• Task statement: Extract every entry word for word. Skip the pictures.

(Plotting code records)

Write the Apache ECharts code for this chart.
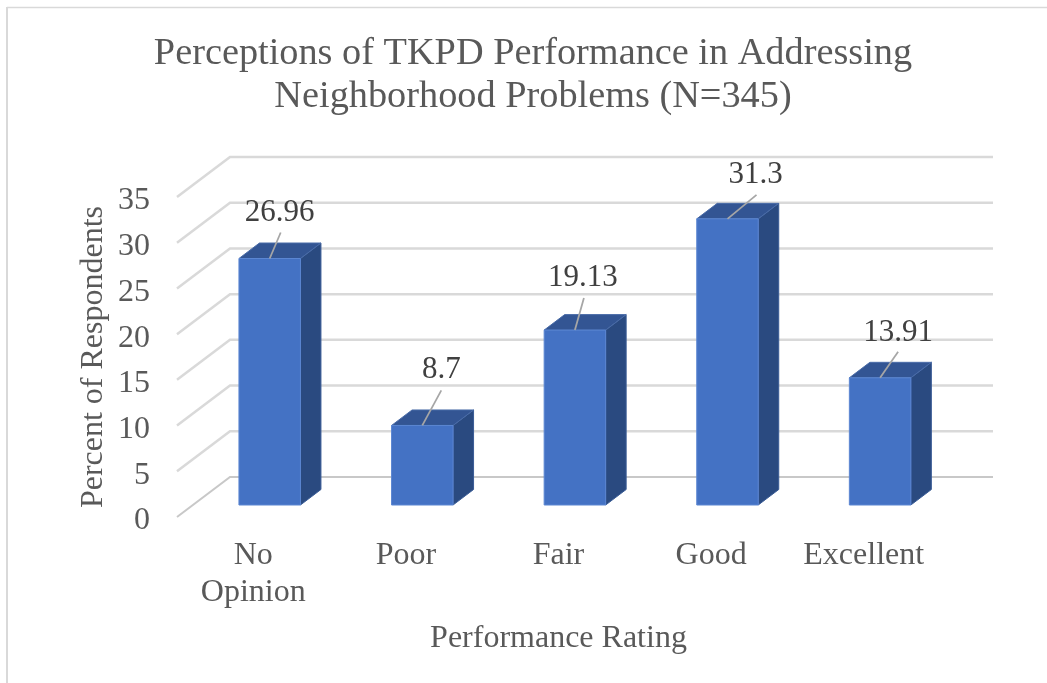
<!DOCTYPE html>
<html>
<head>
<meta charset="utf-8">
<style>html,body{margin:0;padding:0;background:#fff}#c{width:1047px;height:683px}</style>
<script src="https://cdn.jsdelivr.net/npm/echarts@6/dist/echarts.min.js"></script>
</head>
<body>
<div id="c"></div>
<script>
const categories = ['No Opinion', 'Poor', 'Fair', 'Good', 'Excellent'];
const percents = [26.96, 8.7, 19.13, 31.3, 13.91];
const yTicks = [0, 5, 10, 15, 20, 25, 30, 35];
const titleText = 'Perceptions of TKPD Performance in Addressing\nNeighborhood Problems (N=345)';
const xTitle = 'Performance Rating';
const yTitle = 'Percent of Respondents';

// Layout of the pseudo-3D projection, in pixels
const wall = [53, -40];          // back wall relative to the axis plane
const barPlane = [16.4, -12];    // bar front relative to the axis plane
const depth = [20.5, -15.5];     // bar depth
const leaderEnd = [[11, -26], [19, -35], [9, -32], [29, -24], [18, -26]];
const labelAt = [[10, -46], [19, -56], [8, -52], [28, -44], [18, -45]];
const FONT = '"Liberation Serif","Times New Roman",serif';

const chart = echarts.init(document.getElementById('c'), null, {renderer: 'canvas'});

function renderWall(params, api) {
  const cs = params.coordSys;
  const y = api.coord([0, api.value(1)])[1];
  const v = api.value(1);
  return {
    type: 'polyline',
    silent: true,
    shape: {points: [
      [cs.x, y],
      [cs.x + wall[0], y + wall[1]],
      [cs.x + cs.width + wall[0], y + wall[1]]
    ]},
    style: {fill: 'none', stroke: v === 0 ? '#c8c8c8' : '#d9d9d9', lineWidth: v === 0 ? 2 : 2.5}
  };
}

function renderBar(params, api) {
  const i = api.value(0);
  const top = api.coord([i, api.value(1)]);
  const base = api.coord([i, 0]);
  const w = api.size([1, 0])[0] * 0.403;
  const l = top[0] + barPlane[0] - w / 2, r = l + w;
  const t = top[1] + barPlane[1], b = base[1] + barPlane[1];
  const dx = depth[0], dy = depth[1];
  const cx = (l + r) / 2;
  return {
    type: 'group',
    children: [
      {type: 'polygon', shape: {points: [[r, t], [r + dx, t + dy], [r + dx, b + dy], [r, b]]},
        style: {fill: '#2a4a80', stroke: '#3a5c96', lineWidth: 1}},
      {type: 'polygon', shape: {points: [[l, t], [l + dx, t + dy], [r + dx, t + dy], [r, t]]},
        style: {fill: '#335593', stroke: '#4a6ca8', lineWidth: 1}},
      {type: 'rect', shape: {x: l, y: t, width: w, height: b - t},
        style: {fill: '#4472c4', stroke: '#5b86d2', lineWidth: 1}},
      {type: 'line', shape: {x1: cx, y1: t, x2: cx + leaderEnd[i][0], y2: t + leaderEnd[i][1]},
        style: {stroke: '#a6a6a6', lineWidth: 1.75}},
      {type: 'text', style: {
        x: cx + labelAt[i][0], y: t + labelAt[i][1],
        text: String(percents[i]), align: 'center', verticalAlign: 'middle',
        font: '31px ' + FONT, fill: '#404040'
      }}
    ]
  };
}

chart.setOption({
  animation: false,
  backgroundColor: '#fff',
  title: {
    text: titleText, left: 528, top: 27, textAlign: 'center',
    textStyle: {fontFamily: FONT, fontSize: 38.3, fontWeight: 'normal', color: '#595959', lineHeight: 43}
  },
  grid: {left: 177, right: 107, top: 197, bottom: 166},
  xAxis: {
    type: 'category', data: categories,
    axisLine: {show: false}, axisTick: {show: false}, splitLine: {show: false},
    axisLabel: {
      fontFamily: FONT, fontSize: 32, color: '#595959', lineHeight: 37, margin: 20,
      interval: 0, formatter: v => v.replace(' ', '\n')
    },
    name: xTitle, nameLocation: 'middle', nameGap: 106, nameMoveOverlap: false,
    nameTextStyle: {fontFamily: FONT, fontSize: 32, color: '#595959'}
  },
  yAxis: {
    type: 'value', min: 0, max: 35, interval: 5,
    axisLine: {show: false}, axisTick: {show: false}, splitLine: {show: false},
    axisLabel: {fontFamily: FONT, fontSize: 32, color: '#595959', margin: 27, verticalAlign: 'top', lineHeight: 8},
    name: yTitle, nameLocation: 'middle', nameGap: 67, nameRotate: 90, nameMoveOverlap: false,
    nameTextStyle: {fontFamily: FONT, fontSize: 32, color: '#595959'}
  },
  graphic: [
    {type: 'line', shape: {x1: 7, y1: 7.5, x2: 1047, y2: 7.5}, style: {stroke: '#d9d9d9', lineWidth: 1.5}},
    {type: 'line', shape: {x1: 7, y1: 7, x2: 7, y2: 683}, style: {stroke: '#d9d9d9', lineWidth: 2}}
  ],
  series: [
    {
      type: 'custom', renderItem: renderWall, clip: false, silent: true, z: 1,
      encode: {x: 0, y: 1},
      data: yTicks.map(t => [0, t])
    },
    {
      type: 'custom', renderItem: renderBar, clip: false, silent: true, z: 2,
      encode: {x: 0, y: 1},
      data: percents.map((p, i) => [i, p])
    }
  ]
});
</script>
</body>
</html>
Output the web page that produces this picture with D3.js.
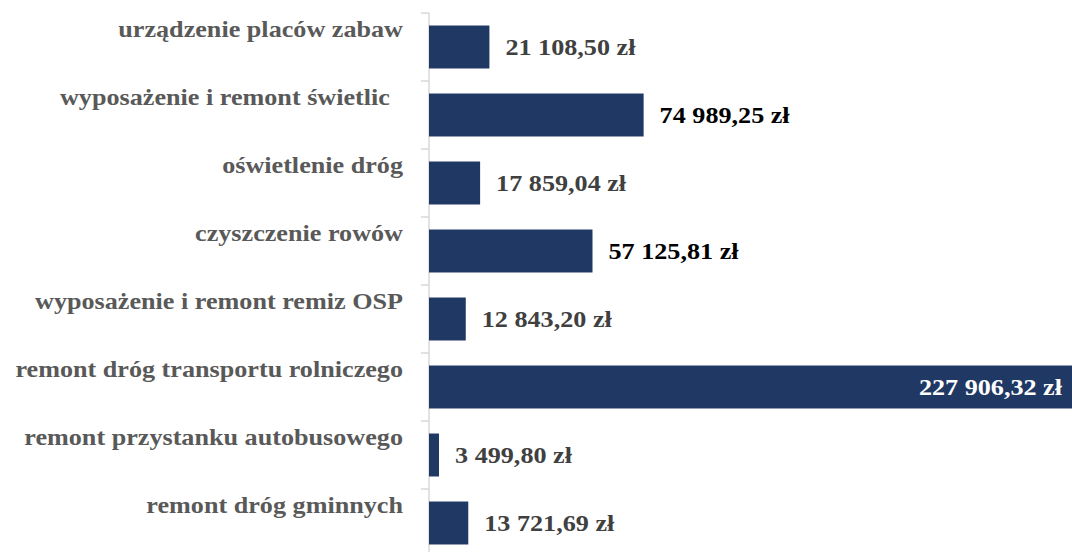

• Solved exercise:
Write the Apache ECharts code for this chart.
<!DOCTYPE html>
<html>
<head>
<meta charset="utf-8">
<style>html,body{margin:0;padding:0;background:#fff}#c{width:1047px;height:683px}</style>
<script src="https://cdn.jsdelivr.net/npm/echarts@6/dist/echarts.min.js"></script>
</head>
<body>
<div id="c"></div>
<script>
const categories = ['No Opinion', 'Poor', 'Fair', 'Good', 'Excellent'];
const percents = [26.96, 8.7, 19.13, 31.3, 13.91];
const yTicks = [0, 5, 10, 15, 20, 25, 30, 35];
const titleText = 'Perceptions of TKPD Performance in Addressing\nNeighborhood Problems (N=345)';
const xTitle = 'Performance Rating';
const yTitle = 'Percent of Respondents';

// Layout of the pseudo-3D projection, in pixels
const wall = [53, -40];          // back wall relative to the axis plane
const barPlane = [16.4, -12];    // bar front relative to the axis plane
const depth = [20.5, -15.5];     // bar depth
const leaderEnd = [[11, -26], [19, -35], [9, -32], [29, -24], [18, -26]];
const labelAt = [[10, -46], [19, -56], [8, -52], [28, -44], [18, -45]];
const FONT = '"Liberation Serif","Times New Roman",serif';

const chart = echarts.init(document.getElementById('c'), null, {renderer: 'canvas'});

function renderWall(params, api) {
  const cs = params.coordSys;
  const y = api.coord([0, api.value(1)])[1];
  const v = api.value(1);
  return {
    type: 'polyline',
    silent: true,
    shape: {points: [
      [cs.x, y],
      [cs.x + wall[0], y + wall[1]],
      [cs.x + cs.width + wall[0], y + wall[1]]
    ]},
    style: {fill: 'none', stroke: v === 0 ? '#c8c8c8' : '#d9d9d9', lineWidth: v === 0 ? 2 : 2.5}
  };
}

function renderBar(params, api) {
  const i = api.value(0);
  const top = api.coord([i, api.value(1)]);
  const base = api.coord([i, 0]);
  const w = api.size([1, 0])[0] * 0.403;
  const l = top[0] + barPlane[0] - w / 2, r = l + w;
  const t = top[1] + barPlane[1], b = base[1] + barPlane[1];
  const dx = depth[0], dy = depth[1];
  const cx = (l + r) / 2;
  return {
    type: 'group',
    children: [
      {type: 'polygon', shape: {points: [[r, t], [r + dx, t + dy], [r + dx, b + dy], [r, b]]},
        style: {fill: '#2a4a80', stroke: '#3a5c96', lineWidth: 1}},
      {type: 'polygon', shape: {points: [[l, t], [l + dx, t + dy], [r + dx, t + dy], [r, t]]},
        style: {fill: '#335593', stroke: '#4a6ca8', lineWidth: 1}},
      {type: 'rect', shape: {x: l, y: t, width: w, height: b - t},
        style: {fill: '#4472c4', stroke: '#5b86d2', lineWidth: 1}},
      {type: 'line', shape: {x1: cx, y1: t, x2: cx + leaderEnd[i][0], y2: t + leaderEnd[i][1]},
        style: {stroke: '#a6a6a6', lineWidth: 1.75}},
      {type: 'text', style: {
        x: cx + labelAt[i][0], y: t + labelAt[i][1],
        text: String(percents[i]), align: 'center', verticalAlign: 'middle',
        font: '31px ' + FONT, fill: '#404040'
      }}
    ]
  };
}

chart.setOption({
  animation: false,
  backgroundColor: '#fff',
  title: {
    text: titleText, left: 528, top: 27, textAlign: 'center',
    textStyle: {fontFamily: FONT, fontSize: 38.3, fontWeight: 'normal', color: '#595959', lineHeight: 43}
  },
  grid: {left: 177, right: 107, top: 197, bottom: 166},
  xAxis: {
    type: 'category', data: categories,
    axisLine: {show: false}, axisTick: {show: false}, splitLine: {show: false},
    axisLabel: {
      fontFamily: FONT, fontSize: 32, color: '#595959', lineHeight: 37, margin: 20,
      interval: 0, formatter: v => v.replace(' ', '\n')
    },
    name: xTitle, nameLocation: 'middle', nameGap: 106, nameMoveOverlap: false,
    nameTextStyle: {fontFamily: FONT, fontSize: 32, color: '#595959'}
  },
  yAxis: {
    type: 'value', min: 0, max: 35, interval: 5,
    axisLine: {show: false}, axisTick: {show: false}, splitLine: {show: false},
    axisLabel: {fontFamily: FONT, fontSize: 32, color: '#595959', margin: 27, verticalAlign: 'top', lineHeight: 8},
    name: yTitle, nameLocation: 'middle', nameGap: 67, nameRotate: 90, nameMoveOverlap: false,
    nameTextStyle: {fontFamily: FONT, fontSize: 32, color: '#595959'}
  },
  graphic: [
    {type: 'line', shape: {x1: 7, y1: 7.5, x2: 1047, y2: 7.5}, style: {stroke: '#d9d9d9', lineWidth: 1.5}},
    {type: 'line', shape: {x1: 7, y1: 7, x2: 7, y2: 683}, style: {stroke: '#d9d9d9', lineWidth: 2}}
  ],
  series: [
    {
      type: 'custom', renderItem: renderWall, clip: false, silent: true, z: 1,
      encode: {x: 0, y: 1},
      data: yTicks.map(t => [0, t])
    },
    {
      type: 'custom', renderItem: renderBar, clip: false, silent: true, z: 2,
      encode: {x: 0, y: 1},
      data: percents.map((p, i) => [i, p])
    }
  ]
});
</script>
</body>
</html>
Output the web page that produces this picture with D3.js.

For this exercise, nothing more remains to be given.